____ Entries supplied

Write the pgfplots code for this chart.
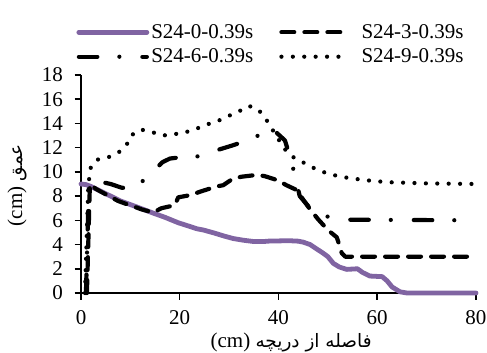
\documentclass[border=0pt]{standalone}
\usepackage{fontspec}
\setmainfont{Liberation Serif}
\newfontfamily\arabicfont[Script=Arabic,Scale=0.88]{DejaVu Sans}
\usepackage{pgfplots}
\pgfplotsset{compat=1.18}
\TeXXeTstate=1

\definecolor{seriespurple}{RGB}{128,100,162}
\newcommand{\chartfont}{\fontsize{21bp}{25bp}\selectfont}

\begin{document}
\begin{tikzpicture}
\useasboundingbox (0,0) rectangle (487bp,353bp);
\begin{axis}[
  at={(81bp,60bp)}, anchor=south west,
  scale only axis, width=395bp, height=218bp,
  xmin=0, xmax=80, ymin=0, ymax=18,
  xtick={0,20,...,80}, ytick={0,2,...,18},
  axis x line*=bottom, axis y line*=left,
  tick align=outside, major tick length=6.5bp,
  every tick/.style={black, line width=1.5bp},
  axis line style={black, line width=1.8bp},
  tick label style={font=\chartfont},
  xticklabel style={yshift=-8bp},
  yticklabel style={xshift=-8bp},
  /pgf/number format/assume math mode=true,
  clip=false,
  xlabel={(cm) {\arabicfont\beginR فاصله از دریچه\endR}},
  ylabel={(cm) {\arabicfont\beginR عمق\endR}},
  label style={font=\chartfont},
  xlabel style={at={(axis description cs:0.532,-0.228)}, anchor=center},
  ylabel style={at={(axis description cs:-0.162,0.495)}, anchor=center, rotate=0},
  legend columns=2,
  legend style={at={(axis description cs:-0.012,1.140)}, anchor=west,
    draw=none, fill=none, font=\chartfont, inner sep=0pt, row sep=5bp,
    nodes={inner sep=2bp},
    /tikz/every even column/.append style={column sep=24bp},
    /tikz/column 3/.append style={column sep=8bp}},
  legend cell align=left,
  legend image code/.code={\draw[#1] (0bp,0bp) -- (68bp,0bp);},
]
% S24-0 : solid purple
\addplot[seriespurple, line width=4.8bp, line cap=round, line join=round] coordinates {
(0,9.0)(1,8.95)(2,8.8)(3,8.6)(5,8.2)(8,7.6)(10,7.3)(12,7.0)(14.6,6.6)(17,6.25)
(19.7,5.8)(22,5.5)(23.5,5.3)(24.8,5.2)(27,4.95)(29,4.7)(30.8,4.5)(33,4.35)(35,4.25)
(37,4.25)(38.5,4.3)(40,4.3)(42,4.32)(44,4.28)(45,4.2)(46.4,4.0)(47.5,3.7)(49,3.3)
(50,3.0)(51.1,2.45)(52.3,2.15)(53.8,1.95)(56,2.0)(57,1.7)(58.5,1.4)(61,1.35)(62,1.0)
(63,0.5)(64.6,0.1)(66,0)(80,0)};
\addlegendentry{S24-0-0.39s}
% S24-3 : dashed
\addplot[black, line width=4.2bp, line cap=round, line join=round,
  dash pattern=on 12.8bp off 10.2bp] coordinates {
(1.2,0)(1.8,9.0)(3,8.6)(5,8.15)(7.5,7.6)(9.5,7.3)(11.3,7.05)(12.3,6.9)(14.6,6.65)
(16.3,7.0)(19,7.25)(19.7,7.9)(22.4,8.1)(24,8.35)(27.5,8.8)(28.8,8.9)(30.8,9.45)
(32.5,9.6)(35.6,9.75)(37.2,9.65)(39.9,9.3)(41.6,8.9)(43.7,8.5)(44.5,8.0)(46.4,6.9)
(48,6.1)(50,5.2)(51.8,4.6)(52.3,4.0)(52.8,3.3)(53.5,3.0)(80,3.0)};
\addlegendentry{S24-3-0.39s}
% S24-6 : dash-dot
\addplot[black, line width=4.2bp, line cap=round, line join=round,
  dash pattern=on 18.5bp off 22bp on 0bp off 23bp] coordinates {
(1.0,0)(1.6,9.0)(2.5,9.3)(3.8,9.2)(6,9.0)(8.2,8.7)(10,8.6)(12.1,9.1)(14,9.8)(15,10.2)
(16.5,10.8)(18,11.1)(20,11.2)(22.6,11.15)(24.5,11.4)(26.8,11.7)(28.8,11.95)(30.8,12.2)
(33,12.5)(34.7,12.8)(36.5,13.1)(38.3,13.6)(39.7,13.2)(41.3,12.6)(42.6,10.9)(44.3,8.0)
(46.4,7.0)(48,6.6)(50,6.3)(52,6.15)(54,6.05)(80,6.0)};
\addlegendentry{S24-6-0.39s}
% S24-9 : dotted
\addplot[black, line width=4.2bp, line cap=round, line join=round,
  dash pattern=on 0bp off 11.4bp] coordinates {
(0.8,0)(1.5,9.0)(2.0,10.4)(3.2,11.0)(5.5,11.2)(7.6,11.6)(9.2,12.2)(10.1,13.0)(12.1,13.5)
(14.3,13.3)(16.5,13.0)(18.7,13.1)(21,13.25)(23.3,13.55)(25.4,13.9)(27.7,14.2)(29.8,14.6)
(32,15.0)(34,15.45)(35.9,15.15)(37.4,14.4)(38.6,13.6)(39.7,12.9)(41,12.0)(42.6,11.3)
(44.7,10.85)(46.7,10.4)(49,10.0)(51,9.75)(53.4,9.55)(56,9.4)(58,9.3)(62,9.15)(70,9.05)
(80,9.0)};
\addlegendentry{S24-9-0.39s}
\end{axis}
\end{tikzpicture}
\end{document}
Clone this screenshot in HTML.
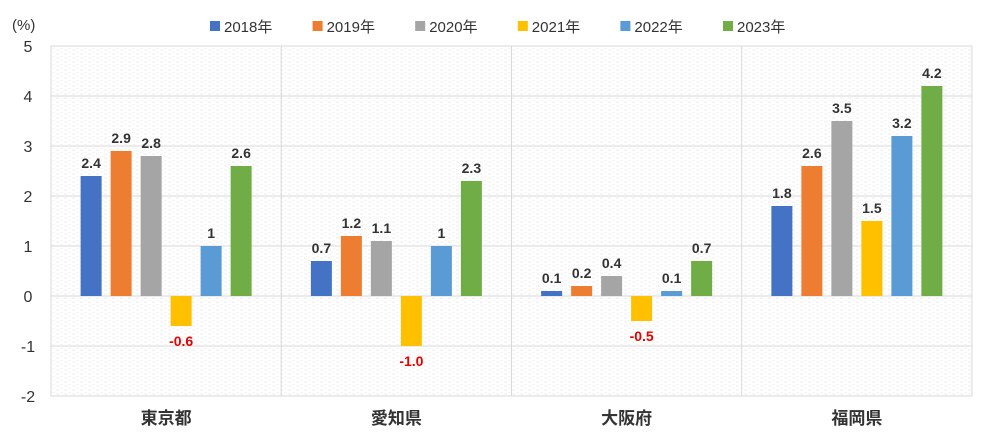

________

=== Required task ===
All entries are to be retyped exactly. Omit any embedded images.

=== Answer for this exercise ===
Write the pgfplots code for this chart.
\documentclass[border=0pt]{standalone}
\usepackage{fontspec}
\setmainfont{Liberation Serif}
\newfontfamily\arabicfont[Script=Arabic,Scale=0.88]{DejaVu Sans}
\usepackage{pgfplots}
\pgfplotsset{compat=1.18}
\TeXXeTstate=1

\definecolor{seriespurple}{RGB}{128,100,162}
\newcommand{\chartfont}{\fontsize{21bp}{25bp}\selectfont}

\begin{document}
\begin{tikzpicture}
\useasboundingbox (0,0) rectangle (487bp,353bp);
\begin{axis}[
  at={(81bp,60bp)}, anchor=south west,
  scale only axis, width=395bp, height=218bp,
  xmin=0, xmax=80, ymin=0, ymax=18,
  xtick={0,20,...,80}, ytick={0,2,...,18},
  axis x line*=bottom, axis y line*=left,
  tick align=outside, major tick length=6.5bp,
  every tick/.style={black, line width=1.5bp},
  axis line style={black, line width=1.8bp},
  tick label style={font=\chartfont},
  xticklabel style={yshift=-8bp},
  yticklabel style={xshift=-8bp},
  /pgf/number format/assume math mode=true,
  clip=false,
  xlabel={(cm) {\arabicfont\beginR فاصله از دریچه\endR}},
  ylabel={(cm) {\arabicfont\beginR عمق\endR}},
  label style={font=\chartfont},
  xlabel style={at={(axis description cs:0.532,-0.228)}, anchor=center},
  ylabel style={at={(axis description cs:-0.162,0.495)}, anchor=center, rotate=0},
  legend columns=2,
  legend style={at={(axis description cs:-0.012,1.140)}, anchor=west,
    draw=none, fill=none, font=\chartfont, inner sep=0pt, row sep=5bp,
    nodes={inner sep=2bp},
    /tikz/every even column/.append style={column sep=24bp},
    /tikz/column 3/.append style={column sep=8bp}},
  legend cell align=left,
  legend image code/.code={\draw[#1] (0bp,0bp) -- (68bp,0bp);},
]
% S24-0 : solid purple
\addplot[seriespurple, line width=4.8bp, line cap=round, line join=round] coordinates {
(0,9.0)(1,8.95)(2,8.8)(3,8.6)(5,8.2)(8,7.6)(10,7.3)(12,7.0)(14.6,6.6)(17,6.25)
(19.7,5.8)(22,5.5)(23.5,5.3)(24.8,5.2)(27,4.95)(29,4.7)(30.8,4.5)(33,4.35)(35,4.25)
(37,4.25)(38.5,4.3)(40,4.3)(42,4.32)(44,4.28)(45,4.2)(46.4,4.0)(47.5,3.7)(49,3.3)
(50,3.0)(51.1,2.45)(52.3,2.15)(53.8,1.95)(56,2.0)(57,1.7)(58.5,1.4)(61,1.35)(62,1.0)
(63,0.5)(64.6,0.1)(66,0)(80,0)};
\addlegendentry{S24-0-0.39s}
% S24-3 : dashed
\addplot[black, line width=4.2bp, line cap=round, line join=round,
  dash pattern=on 12.8bp off 10.2bp] coordinates {
(1.2,0)(1.8,9.0)(3,8.6)(5,8.15)(7.5,7.6)(9.5,7.3)(11.3,7.05)(12.3,6.9)(14.6,6.65)
(16.3,7.0)(19,7.25)(19.7,7.9)(22.4,8.1)(24,8.35)(27.5,8.8)(28.8,8.9)(30.8,9.45)
(32.5,9.6)(35.6,9.75)(37.2,9.65)(39.9,9.3)(41.6,8.9)(43.7,8.5)(44.5,8.0)(46.4,6.9)
(48,6.1)(50,5.2)(51.8,4.6)(52.3,4.0)(52.8,3.3)(53.5,3.0)(80,3.0)};
\addlegendentry{S24-3-0.39s}
% S24-6 : dash-dot
\addplot[black, line width=4.2bp, line cap=round, line join=round,
  dash pattern=on 18.5bp off 22bp on 0bp off 23bp] coordinates {
(1.0,0)(1.6,9.0)(2.5,9.3)(3.8,9.2)(6,9.0)(8.2,8.7)(10,8.6)(12.1,9.1)(14,9.8)(15,10.2)
(16.5,10.8)(18,11.1)(20,11.2)(22.6,11.15)(24.5,11.4)(26.8,11.7)(28.8,11.95)(30.8,12.2)
(33,12.5)(34.7,12.8)(36.5,13.1)(38.3,13.6)(39.7,13.2)(41.3,12.6)(42.6,10.9)(44.3,8.0)
(46.4,7.0)(48,6.6)(50,6.3)(52,6.15)(54,6.05)(80,6.0)};
\addlegendentry{S24-6-0.39s}
% S24-9 : dotted
\addplot[black, line width=4.2bp, line cap=round, line join=round,
  dash pattern=on 0bp off 11.4bp] coordinates {
(0.8,0)(1.5,9.0)(2.0,10.4)(3.2,11.0)(5.5,11.2)(7.6,11.6)(9.2,12.2)(10.1,13.0)(12.1,13.5)
(14.3,13.3)(16.5,13.0)(18.7,13.1)(21,13.25)(23.3,13.55)(25.4,13.9)(27.7,14.2)(29.8,14.6)
(32,15.0)(34,15.45)(35.9,15.15)(37.4,14.4)(38.6,13.6)(39.7,12.9)(41,12.0)(42.6,11.3)
(44.7,10.85)(46.7,10.4)(49,10.0)(51,9.75)(53.4,9.55)(56,9.4)(58,9.3)(62,9.15)(70,9.05)
(80,9.0)};
\addlegendentry{S24-9-0.39s}
\end{axis}
\end{tikzpicture}
\end{document}
Clone this screenshot in HTML.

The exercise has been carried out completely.